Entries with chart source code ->
————————

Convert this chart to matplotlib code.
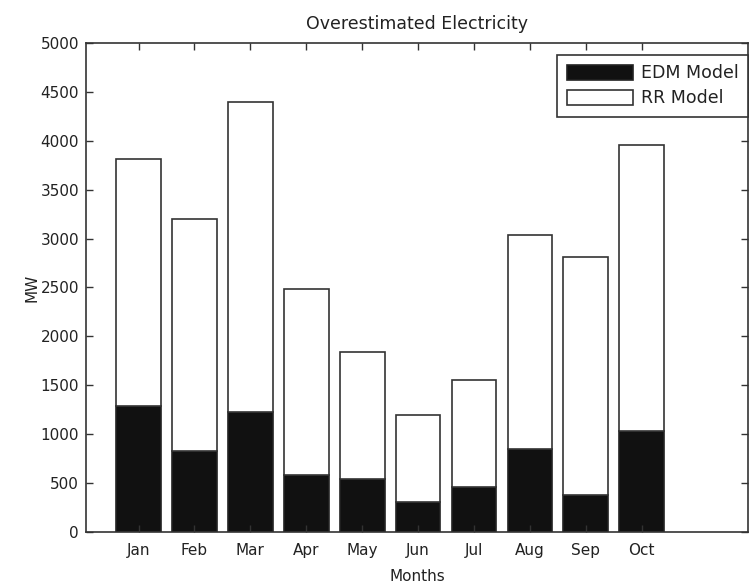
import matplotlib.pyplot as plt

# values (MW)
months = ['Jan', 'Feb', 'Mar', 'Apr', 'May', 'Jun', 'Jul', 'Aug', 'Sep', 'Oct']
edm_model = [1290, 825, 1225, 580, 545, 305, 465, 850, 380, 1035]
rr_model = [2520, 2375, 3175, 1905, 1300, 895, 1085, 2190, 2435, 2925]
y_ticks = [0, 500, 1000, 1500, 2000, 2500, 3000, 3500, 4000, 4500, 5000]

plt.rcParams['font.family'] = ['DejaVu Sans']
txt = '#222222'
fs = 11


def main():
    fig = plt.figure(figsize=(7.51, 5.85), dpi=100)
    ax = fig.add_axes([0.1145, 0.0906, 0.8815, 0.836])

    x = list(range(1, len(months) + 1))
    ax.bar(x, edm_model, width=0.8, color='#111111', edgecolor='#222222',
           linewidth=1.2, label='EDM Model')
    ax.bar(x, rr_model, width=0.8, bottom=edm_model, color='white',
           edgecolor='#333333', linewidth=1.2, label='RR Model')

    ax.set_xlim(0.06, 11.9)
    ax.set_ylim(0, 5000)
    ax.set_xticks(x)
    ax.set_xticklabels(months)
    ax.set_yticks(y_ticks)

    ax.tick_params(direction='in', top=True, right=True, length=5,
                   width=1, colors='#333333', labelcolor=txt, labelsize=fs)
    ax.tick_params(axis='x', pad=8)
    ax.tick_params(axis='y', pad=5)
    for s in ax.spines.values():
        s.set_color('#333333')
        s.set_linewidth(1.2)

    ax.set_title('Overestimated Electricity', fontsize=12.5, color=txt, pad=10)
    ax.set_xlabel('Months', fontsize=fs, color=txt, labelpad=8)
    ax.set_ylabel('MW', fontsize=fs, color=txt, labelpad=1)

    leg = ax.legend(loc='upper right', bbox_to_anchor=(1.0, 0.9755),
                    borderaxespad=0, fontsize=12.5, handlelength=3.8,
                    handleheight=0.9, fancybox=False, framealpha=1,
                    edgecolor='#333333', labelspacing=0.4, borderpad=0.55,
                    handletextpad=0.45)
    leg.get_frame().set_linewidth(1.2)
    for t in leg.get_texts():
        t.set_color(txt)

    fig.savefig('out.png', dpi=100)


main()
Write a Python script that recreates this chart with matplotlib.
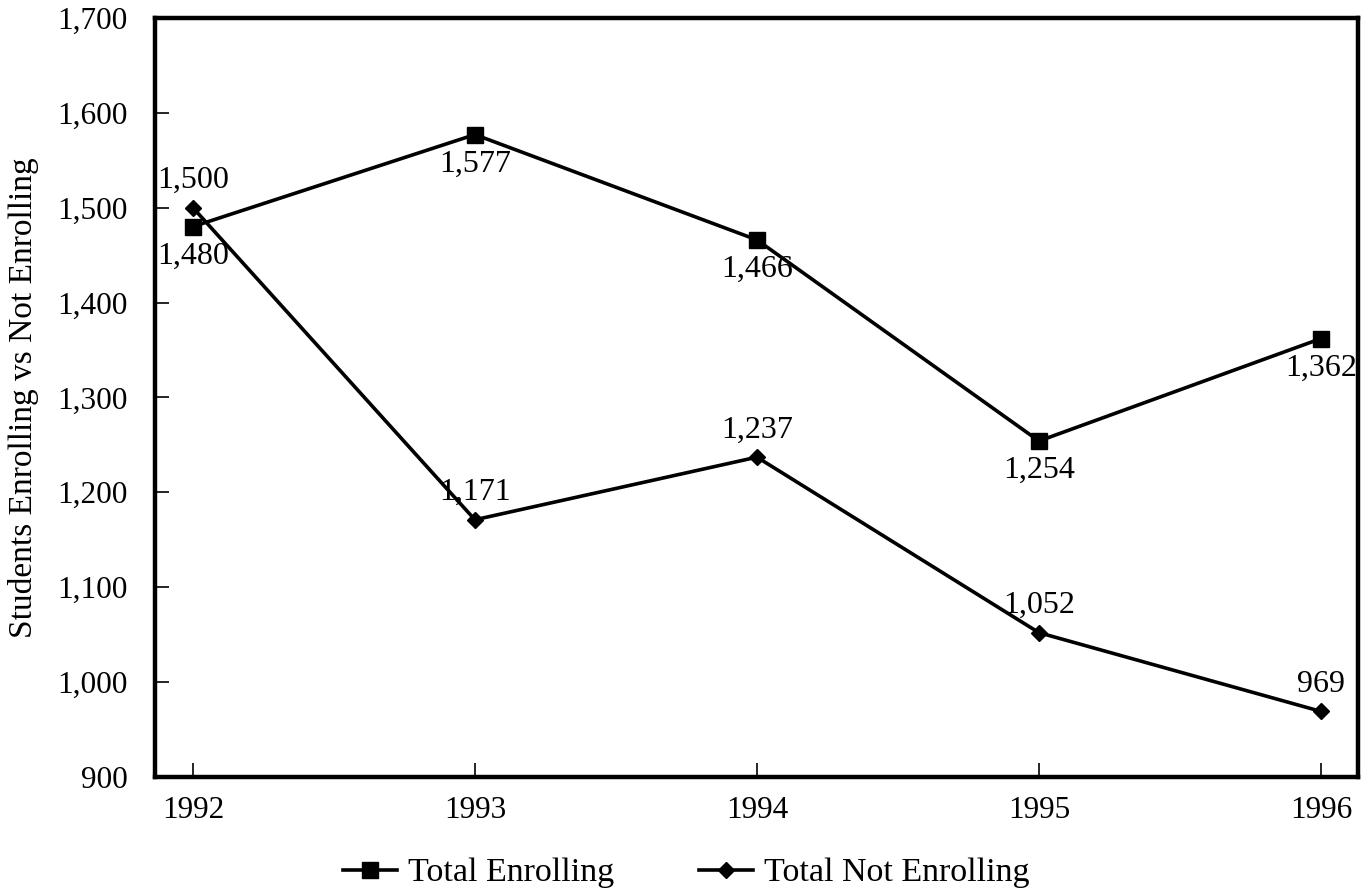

————————

Required work -> Count the lines that hold the string "matplotlib", and reply with that number alone.

Written solution -> 3